[Start Data extract]

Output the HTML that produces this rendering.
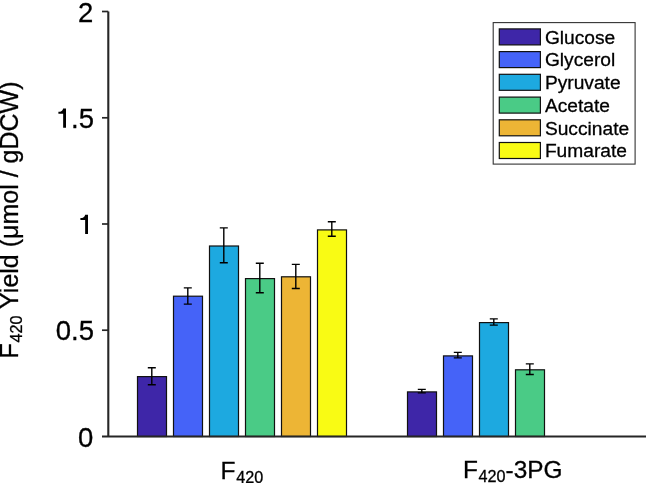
<!DOCTYPE html>
<html><head><meta charset="utf-8"><title>chart</title>
<style>
html,body{margin:0;padding:0;background:#fff;}
body{width:646px;height:483px;overflow:hidden;position:relative;font-family:"Liberation Sans",sans-serif;}
svg{position:absolute;left:0;top:0;will-change:transform;}
text{font-family:"Liberation Sans",sans-serif;fill:#000;stroke:#000;stroke-width:0.3px;}
</style></head><body>
<svg width="646" height="483" viewBox="0 0 646 483">

<rect x="137.5" y="376.6" width="29.0" height="59.9" fill="#3E26A8" stroke="#111" stroke-width="1.2"/>
<rect x="173.5" y="296.2" width="29.0" height="140.3" fill="#4563F8" stroke="#111" stroke-width="1.2"/>
<rect x="209.5" y="246.0" width="29.0" height="190.5" fill="#1DA9E0" stroke="#111" stroke-width="1.2"/>
<rect x="245.5" y="278.6" width="29.0" height="157.9" fill="#4ACB86" stroke="#111" stroke-width="1.2"/>
<rect x="281.5" y="276.8" width="29.0" height="159.7" fill="#EDB535" stroke="#111" stroke-width="1.2"/>
<rect x="317.5" y="229.9" width="29.0" height="206.6" fill="#F9FB14" stroke="#111" stroke-width="1.2"/>
<rect x="407.5" y="391.9" width="29.0" height="44.6" fill="#3E26A8" stroke="#111" stroke-width="1.2"/>
<rect x="443.5" y="355.9" width="29.0" height="80.6" fill="#4563F8" stroke="#111" stroke-width="1.2"/>
<rect x="479.5" y="322.6" width="29.0" height="113.9" fill="#1DA9E0" stroke="#111" stroke-width="1.2"/>
<rect x="515.5" y="369.8" width="29.0" height="66.7" fill="#4ACB86" stroke="#111" stroke-width="1.2"/>
<path d="M151.8 367.7V384.8M147.8 367.7H155.8M147.8 384.8H155.8" stroke="#000" stroke-width="1.4" fill="none"/>
<path d="M187.8 287.9V304.1M183.8 287.9H191.8M183.8 304.1H191.8" stroke="#000" stroke-width="1.4" fill="none"/>
<path d="M223.8 227.9V262.7M219.8 227.9H227.8M219.8 262.7H227.8" stroke="#000" stroke-width="1.4" fill="none"/>
<path d="M259.8 263.2V292.7M255.8 263.2H263.8M255.8 292.7H263.8" stroke="#000" stroke-width="1.4" fill="none"/>
<path d="M295.8 264.4V288.5M291.8 264.4H299.8M291.8 288.5H299.8" stroke="#000" stroke-width="1.4" fill="none"/>
<path d="M331.8 221.7V236.3M327.8 221.7H335.8M327.8 236.3H335.8" stroke="#000" stroke-width="1.4" fill="none"/>
<path d="M421.8 389.4V392.9M417.8 389.4H425.8M417.8 392.9H425.8" stroke="#000" stroke-width="1.4" fill="none"/>
<path d="M457.8 352.4V357.9M453.8 352.4H461.8M453.8 357.9H461.8" stroke="#000" stroke-width="1.4" fill="none"/>
<path d="M493.8 318.9V325.1M489.8 318.9H497.8M489.8 325.1H497.8" stroke="#000" stroke-width="1.4" fill="none"/>
<path d="M529.8 363.9V374.5M525.8 363.9H533.8M525.8 374.5H533.8" stroke="#000" stroke-width="1.4" fill="none"/>
<path d="M108.3 11.5V436.5M102 436.5H646" stroke="#262626" stroke-width="2.1" fill="none"/>
<path d="M102 330.2H108.3" stroke="#262626" stroke-width="1.7" fill="none"/>
<path d="M102 224.0H108.3" stroke="#262626" stroke-width="1.7" fill="none"/>
<path d="M102 117.8H108.3" stroke="#262626" stroke-width="1.7" fill="none"/>
<path d="M102 11.5H108.3" stroke="#262626" stroke-width="1.7" fill="none"/>
<text x="93.3" y="446.6" font-size="27.5" text-anchor="end">0</text>
<text x="94.0" y="340.4" font-size="27.5" text-anchor="end">0.5</text>
<text x="94.0" y="127.8" font-size="27.5" text-anchor="end">.5</text>
<text x="93.3" y="21.6" font-size="27.5" text-anchor="end">2</text>
<path d="M85.15 214.70H88.00V234.10H85.15V220.10H80.40V218.05C83.20 218.00 84.70 217.10 85.15 214.70Z" fill="#000"/>
<path d="M63.15 108.45H66.00V127.85H63.15V113.85H58.40V111.80C61.20 111.75 62.70 110.85 63.15 108.45Z" fill="#000"/>
<text x="220.6" y="478.6" font-size="24.5">F<tspan font-size="16.2" dy="4.2" dx="0.6">420</tspan></text>
<text x="463.0" y="478.0" font-size="24.4">F<tspan font-size="16.2" dy="4.2" dx="0.6">420</tspan><tspan dy="-4.2">-3PG</tspan></text>
<text transform="translate(17.8 358.5) rotate(-90)" font-size="25" letter-spacing="0">F<tspan font-size="16.2" dy="4.2" dx="0.8">420</tspan><tspan dy="-4.2"> Yield (μmol / gDCW)</tspan></text>
<rect x="493.2" y="22.6" width="141.9" height="141.5" fill="#fff" stroke="#333" stroke-width="1.1"/>
<rect x="499.3" y="28.9" width="41.1" height="16.0" fill="#3E26A8" stroke="#111" stroke-width="1.2"/>
<text x="544.9" y="43.6" font-size="19.2">Glucose</text>
<rect x="499.3" y="51.6" width="41.1" height="16.0" fill="#4563F8" stroke="#111" stroke-width="1.2"/>
<text x="544.9" y="66.3" font-size="19.2">Glycerol</text>
<rect x="499.3" y="74.3" width="41.1" height="16.0" fill="#1DA9E0" stroke="#111" stroke-width="1.2"/>
<text x="544.9" y="89.0" font-size="19.2">Pyruvate</text>
<rect x="499.3" y="97.1" width="41.1" height="16.0" fill="#4ACB86" stroke="#111" stroke-width="1.2"/>
<text x="544.9" y="111.8" font-size="19.2">Acetate</text>
<rect x="499.3" y="119.8" width="41.1" height="16.0" fill="#EDB535" stroke="#111" stroke-width="1.2"/>
<text x="544.9" y="134.5" font-size="19.2">Succinate</text>
<rect x="499.3" y="142.5" width="41.1" height="16.0" fill="#F9FB14" stroke="#111" stroke-width="1.2"/>
<text x="544.9" y="157.2" font-size="19.2">Fumarate</text>
</svg></body></html>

[End Data extract]

Your task:
Images should not appear in the copy; retype the listing above exactly.

Final result:
Output the HTML that produces this rendering.
<!DOCTYPE html>
<html><head><meta charset="utf-8"><title>chart</title>
<style>
html,body{margin:0;padding:0;background:#fff;}
body{width:646px;height:483px;overflow:hidden;position:relative;font-family:"Liberation Sans",sans-serif;}
svg{position:absolute;left:0;top:0;will-change:transform;}
text{font-family:"Liberation Sans",sans-serif;fill:#000;stroke:#000;stroke-width:0.3px;}
</style></head><body>
<svg width="646" height="483" viewBox="0 0 646 483">

<rect x="137.5" y="376.6" width="29.0" height="59.9" fill="#3E26A8" stroke="#111" stroke-width="1.2"/>
<rect x="173.5" y="296.2" width="29.0" height="140.3" fill="#4563F8" stroke="#111" stroke-width="1.2"/>
<rect x="209.5" y="246.0" width="29.0" height="190.5" fill="#1DA9E0" stroke="#111" stroke-width="1.2"/>
<rect x="245.5" y="278.6" width="29.0" height="157.9" fill="#4ACB86" stroke="#111" stroke-width="1.2"/>
<rect x="281.5" y="276.8" width="29.0" height="159.7" fill="#EDB535" stroke="#111" stroke-width="1.2"/>
<rect x="317.5" y="229.9" width="29.0" height="206.6" fill="#F9FB14" stroke="#111" stroke-width="1.2"/>
<rect x="407.5" y="391.9" width="29.0" height="44.6" fill="#3E26A8" stroke="#111" stroke-width="1.2"/>
<rect x="443.5" y="355.9" width="29.0" height="80.6" fill="#4563F8" stroke="#111" stroke-width="1.2"/>
<rect x="479.5" y="322.6" width="29.0" height="113.9" fill="#1DA9E0" stroke="#111" stroke-width="1.2"/>
<rect x="515.5" y="369.8" width="29.0" height="66.7" fill="#4ACB86" stroke="#111" stroke-width="1.2"/>
<path d="M151.8 367.7V384.8M147.8 367.7H155.8M147.8 384.8H155.8" stroke="#000" stroke-width="1.4" fill="none"/>
<path d="M187.8 287.9V304.1M183.8 287.9H191.8M183.8 304.1H191.8" stroke="#000" stroke-width="1.4" fill="none"/>
<path d="M223.8 227.9V262.7M219.8 227.9H227.8M219.8 262.7H227.8" stroke="#000" stroke-width="1.4" fill="none"/>
<path d="M259.8 263.2V292.7M255.8 263.2H263.8M255.8 292.7H263.8" stroke="#000" stroke-width="1.4" fill="none"/>
<path d="M295.8 264.4V288.5M291.8 264.4H299.8M291.8 288.5H299.8" stroke="#000" stroke-width="1.4" fill="none"/>
<path d="M331.8 221.7V236.3M327.8 221.7H335.8M327.8 236.3H335.8" stroke="#000" stroke-width="1.4" fill="none"/>
<path d="M421.8 389.4V392.9M417.8 389.4H425.8M417.8 392.9H425.8" stroke="#000" stroke-width="1.4" fill="none"/>
<path d="M457.8 352.4V357.9M453.8 352.4H461.8M453.8 357.9H461.8" stroke="#000" stroke-width="1.4" fill="none"/>
<path d="M493.8 318.9V325.1M489.8 318.9H497.8M489.8 325.1H497.8" stroke="#000" stroke-width="1.4" fill="none"/>
<path d="M529.8 363.9V374.5M525.8 363.9H533.8M525.8 374.5H533.8" stroke="#000" stroke-width="1.4" fill="none"/>
<path d="M108.3 11.5V436.5M102 436.5H646" stroke="#262626" stroke-width="2.1" fill="none"/>
<path d="M102 330.2H108.3" stroke="#262626" stroke-width="1.7" fill="none"/>
<path d="M102 224.0H108.3" stroke="#262626" stroke-width="1.7" fill="none"/>
<path d="M102 117.8H108.3" stroke="#262626" stroke-width="1.7" fill="none"/>
<path d="M102 11.5H108.3" stroke="#262626" stroke-width="1.7" fill="none"/>
<text x="93.3" y="446.6" font-size="27.5" text-anchor="end">0</text>
<text x="94.0" y="340.4" font-size="27.5" text-anchor="end">0.5</text>
<text x="94.0" y="127.8" font-size="27.5" text-anchor="end">.5</text>
<text x="93.3" y="21.6" font-size="27.5" text-anchor="end">2</text>
<path d="M85.15 214.70H88.00V234.10H85.15V220.10H80.40V218.05C83.20 218.00 84.70 217.10 85.15 214.70Z" fill="#000"/>
<path d="M63.15 108.45H66.00V127.85H63.15V113.85H58.40V111.80C61.20 111.75 62.70 110.85 63.15 108.45Z" fill="#000"/>
<text x="220.6" y="478.6" font-size="24.5">F<tspan font-size="16.2" dy="4.2" dx="0.6">420</tspan></text>
<text x="463.0" y="478.0" font-size="24.4">F<tspan font-size="16.2" dy="4.2" dx="0.6">420</tspan><tspan dy="-4.2">-3PG</tspan></text>
<text transform="translate(17.8 358.5) rotate(-90)" font-size="25" letter-spacing="0">F<tspan font-size="16.2" dy="4.2" dx="0.8">420</tspan><tspan dy="-4.2"> Yield (μmol / gDCW)</tspan></text>
<rect x="493.2" y="22.6" width="141.9" height="141.5" fill="#fff" stroke="#333" stroke-width="1.1"/>
<rect x="499.3" y="28.9" width="41.1" height="16.0" fill="#3E26A8" stroke="#111" stroke-width="1.2"/>
<text x="544.9" y="43.6" font-size="19.2">Glucose</text>
<rect x="499.3" y="51.6" width="41.1" height="16.0" fill="#4563F8" stroke="#111" stroke-width="1.2"/>
<text x="544.9" y="66.3" font-size="19.2">Glycerol</text>
<rect x="499.3" y="74.3" width="41.1" height="16.0" fill="#1DA9E0" stroke="#111" stroke-width="1.2"/>
<text x="544.9" y="89.0" font-size="19.2">Pyruvate</text>
<rect x="499.3" y="97.1" width="41.1" height="16.0" fill="#4ACB86" stroke="#111" stroke-width="1.2"/>
<text x="544.9" y="111.8" font-size="19.2">Acetate</text>
<rect x="499.3" y="119.8" width="41.1" height="16.0" fill="#EDB535" stroke="#111" stroke-width="1.2"/>
<text x="544.9" y="134.5" font-size="19.2">Succinate</text>
<rect x="499.3" y="142.5" width="41.1" height="16.0" fill="#F9FB14" stroke="#111" stroke-width="1.2"/>
<text x="544.9" y="157.2" font-size="19.2">Fumarate</text>
</svg></body></html>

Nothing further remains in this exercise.